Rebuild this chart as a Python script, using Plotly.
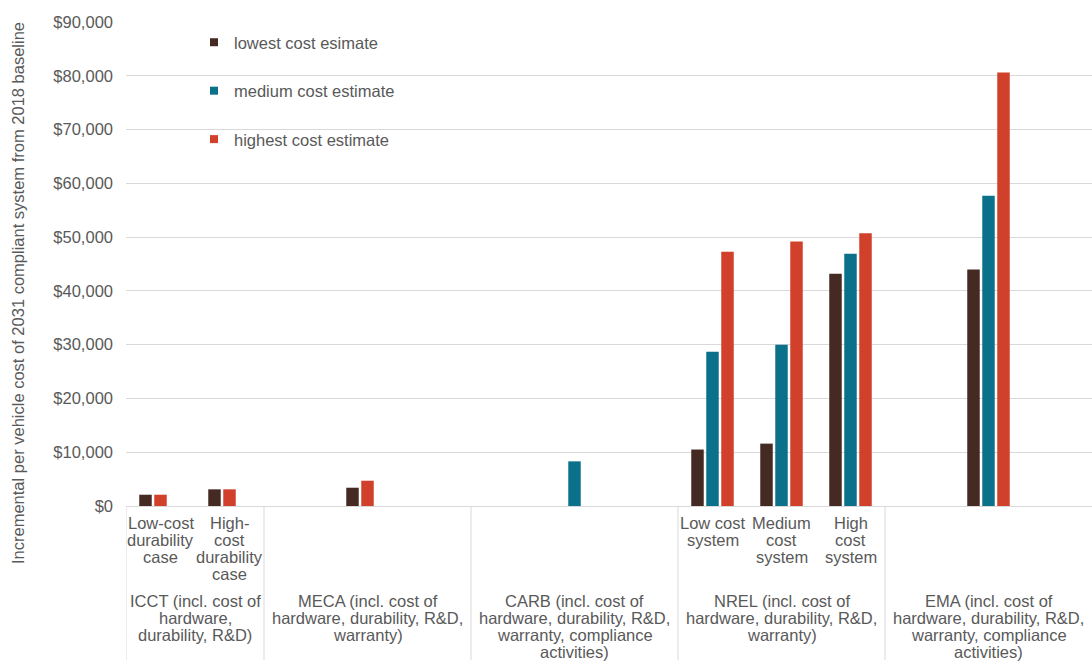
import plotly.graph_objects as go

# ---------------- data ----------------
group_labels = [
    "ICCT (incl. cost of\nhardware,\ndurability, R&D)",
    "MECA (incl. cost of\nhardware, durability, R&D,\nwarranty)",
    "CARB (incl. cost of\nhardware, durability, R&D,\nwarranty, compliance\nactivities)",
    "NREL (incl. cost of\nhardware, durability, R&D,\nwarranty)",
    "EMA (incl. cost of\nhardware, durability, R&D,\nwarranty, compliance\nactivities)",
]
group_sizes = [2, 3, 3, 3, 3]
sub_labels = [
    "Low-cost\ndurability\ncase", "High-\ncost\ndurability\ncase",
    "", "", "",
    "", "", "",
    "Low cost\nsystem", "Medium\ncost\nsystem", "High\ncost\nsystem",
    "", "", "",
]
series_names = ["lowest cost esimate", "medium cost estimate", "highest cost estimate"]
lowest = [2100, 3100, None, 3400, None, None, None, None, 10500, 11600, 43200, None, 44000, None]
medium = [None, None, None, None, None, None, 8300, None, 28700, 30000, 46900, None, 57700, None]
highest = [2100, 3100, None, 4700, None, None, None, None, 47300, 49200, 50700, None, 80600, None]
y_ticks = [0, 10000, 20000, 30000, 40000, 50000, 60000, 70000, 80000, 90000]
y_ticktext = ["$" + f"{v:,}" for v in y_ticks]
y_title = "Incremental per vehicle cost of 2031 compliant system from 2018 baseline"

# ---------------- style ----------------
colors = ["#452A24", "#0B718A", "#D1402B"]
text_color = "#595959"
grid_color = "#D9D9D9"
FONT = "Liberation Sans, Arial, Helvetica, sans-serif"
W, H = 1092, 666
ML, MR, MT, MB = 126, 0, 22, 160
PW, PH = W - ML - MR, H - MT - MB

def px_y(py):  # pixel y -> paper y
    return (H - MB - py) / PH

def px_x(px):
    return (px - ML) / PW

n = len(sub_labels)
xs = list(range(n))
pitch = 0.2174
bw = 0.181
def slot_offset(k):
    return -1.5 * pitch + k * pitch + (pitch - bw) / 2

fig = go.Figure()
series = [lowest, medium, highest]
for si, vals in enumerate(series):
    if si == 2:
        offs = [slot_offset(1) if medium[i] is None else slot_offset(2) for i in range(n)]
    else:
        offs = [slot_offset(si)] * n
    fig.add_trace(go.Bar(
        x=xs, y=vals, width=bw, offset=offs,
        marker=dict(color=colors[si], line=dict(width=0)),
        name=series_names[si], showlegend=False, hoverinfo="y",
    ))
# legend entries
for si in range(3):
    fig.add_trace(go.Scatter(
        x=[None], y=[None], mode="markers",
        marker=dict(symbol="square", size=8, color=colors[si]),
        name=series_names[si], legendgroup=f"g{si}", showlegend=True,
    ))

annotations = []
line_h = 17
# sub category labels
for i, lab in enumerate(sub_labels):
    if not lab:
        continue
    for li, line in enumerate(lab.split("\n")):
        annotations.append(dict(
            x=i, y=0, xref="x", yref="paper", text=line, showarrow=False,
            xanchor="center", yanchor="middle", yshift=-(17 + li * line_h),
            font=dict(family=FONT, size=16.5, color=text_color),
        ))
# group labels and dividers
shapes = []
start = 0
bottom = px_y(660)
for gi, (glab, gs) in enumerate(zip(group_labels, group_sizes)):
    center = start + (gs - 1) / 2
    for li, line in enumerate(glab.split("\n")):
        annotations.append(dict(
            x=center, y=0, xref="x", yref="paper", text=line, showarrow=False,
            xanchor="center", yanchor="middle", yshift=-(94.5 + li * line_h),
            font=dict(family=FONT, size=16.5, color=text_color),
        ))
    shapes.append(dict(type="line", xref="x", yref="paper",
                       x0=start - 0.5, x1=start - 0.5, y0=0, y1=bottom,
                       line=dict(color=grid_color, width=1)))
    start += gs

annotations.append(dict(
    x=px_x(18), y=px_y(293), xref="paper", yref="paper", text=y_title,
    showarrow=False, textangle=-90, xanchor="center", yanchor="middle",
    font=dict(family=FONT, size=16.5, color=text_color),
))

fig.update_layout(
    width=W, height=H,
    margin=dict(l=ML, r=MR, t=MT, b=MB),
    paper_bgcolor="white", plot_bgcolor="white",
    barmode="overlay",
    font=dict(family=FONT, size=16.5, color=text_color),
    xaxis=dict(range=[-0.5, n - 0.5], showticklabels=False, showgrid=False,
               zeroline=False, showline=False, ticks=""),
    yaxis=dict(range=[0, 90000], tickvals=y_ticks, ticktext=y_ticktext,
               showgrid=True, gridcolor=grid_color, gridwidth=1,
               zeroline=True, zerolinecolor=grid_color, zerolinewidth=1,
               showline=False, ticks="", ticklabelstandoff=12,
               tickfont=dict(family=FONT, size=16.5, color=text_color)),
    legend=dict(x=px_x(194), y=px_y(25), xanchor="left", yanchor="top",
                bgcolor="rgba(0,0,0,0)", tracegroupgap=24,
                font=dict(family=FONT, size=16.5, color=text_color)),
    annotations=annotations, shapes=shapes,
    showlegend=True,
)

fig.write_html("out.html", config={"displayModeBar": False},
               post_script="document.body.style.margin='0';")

_ _ _ _ _ _ _

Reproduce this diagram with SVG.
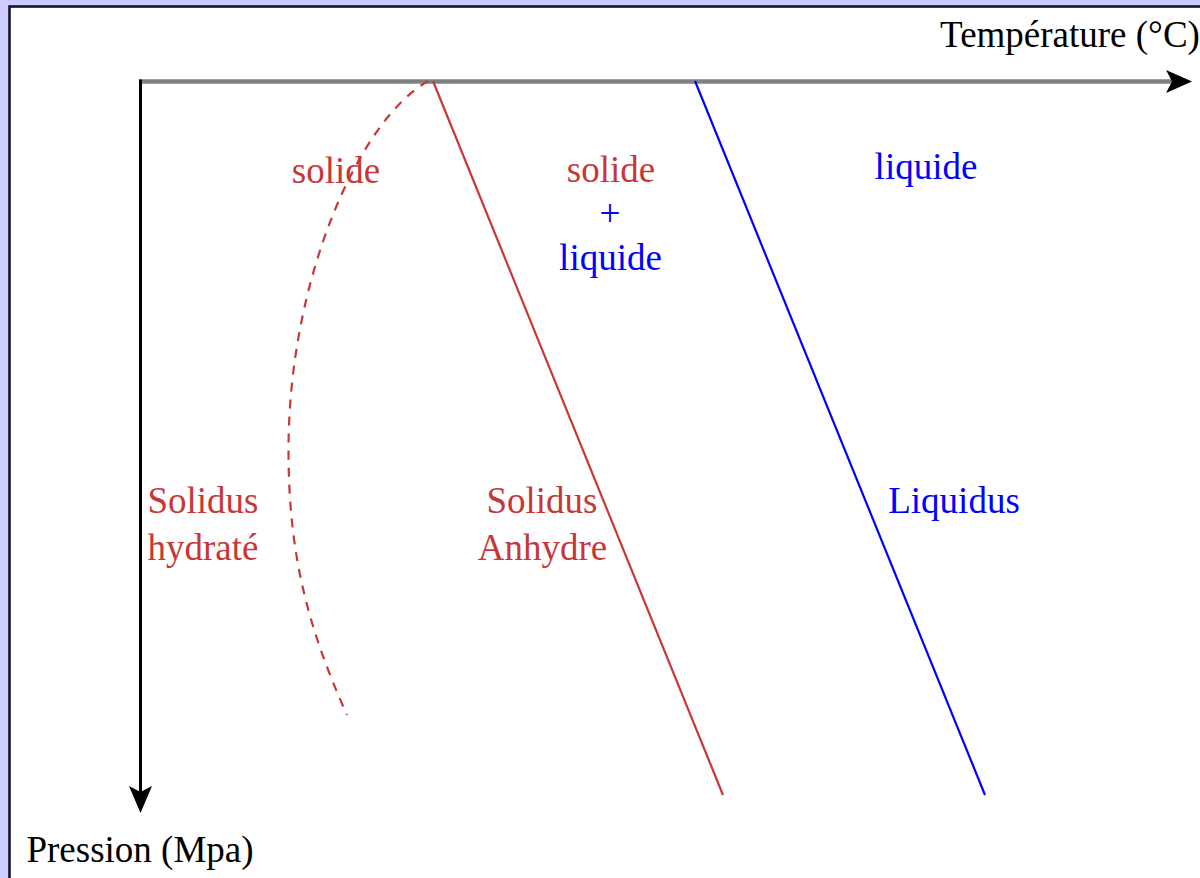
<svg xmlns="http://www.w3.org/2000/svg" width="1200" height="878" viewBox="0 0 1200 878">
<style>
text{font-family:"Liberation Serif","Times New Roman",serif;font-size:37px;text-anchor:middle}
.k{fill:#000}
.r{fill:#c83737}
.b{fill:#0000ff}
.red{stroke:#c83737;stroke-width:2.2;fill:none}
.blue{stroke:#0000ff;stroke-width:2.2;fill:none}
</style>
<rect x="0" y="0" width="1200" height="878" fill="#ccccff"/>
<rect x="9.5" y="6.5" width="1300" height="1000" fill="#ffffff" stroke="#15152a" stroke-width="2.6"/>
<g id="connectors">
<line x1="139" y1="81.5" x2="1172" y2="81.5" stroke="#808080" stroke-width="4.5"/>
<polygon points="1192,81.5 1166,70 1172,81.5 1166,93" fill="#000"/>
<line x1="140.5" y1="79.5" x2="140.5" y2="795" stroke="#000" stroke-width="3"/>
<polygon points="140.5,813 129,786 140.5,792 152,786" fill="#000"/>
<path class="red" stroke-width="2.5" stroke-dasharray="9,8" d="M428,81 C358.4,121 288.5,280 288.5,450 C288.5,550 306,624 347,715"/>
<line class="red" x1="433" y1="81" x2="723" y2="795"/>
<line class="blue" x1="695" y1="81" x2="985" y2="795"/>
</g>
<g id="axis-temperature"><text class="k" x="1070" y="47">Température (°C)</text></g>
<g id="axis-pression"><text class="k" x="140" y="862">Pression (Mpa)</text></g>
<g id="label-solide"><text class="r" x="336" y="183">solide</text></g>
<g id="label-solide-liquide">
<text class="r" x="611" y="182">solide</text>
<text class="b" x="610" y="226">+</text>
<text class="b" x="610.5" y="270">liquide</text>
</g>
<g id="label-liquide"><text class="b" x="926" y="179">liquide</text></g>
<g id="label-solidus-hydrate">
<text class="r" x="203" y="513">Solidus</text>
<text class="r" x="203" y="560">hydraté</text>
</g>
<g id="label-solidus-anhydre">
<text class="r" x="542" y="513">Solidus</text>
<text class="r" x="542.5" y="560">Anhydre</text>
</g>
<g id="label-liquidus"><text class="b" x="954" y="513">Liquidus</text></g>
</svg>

_ _ _ _ _ _ _

* WORK TO COMPLETE *
Find the word "this" and list each line it appears in.

* EXERCISE ANSWER *
Rebuild this chart as a Python script, using Plotly.
Reproduce this diagram with SVG.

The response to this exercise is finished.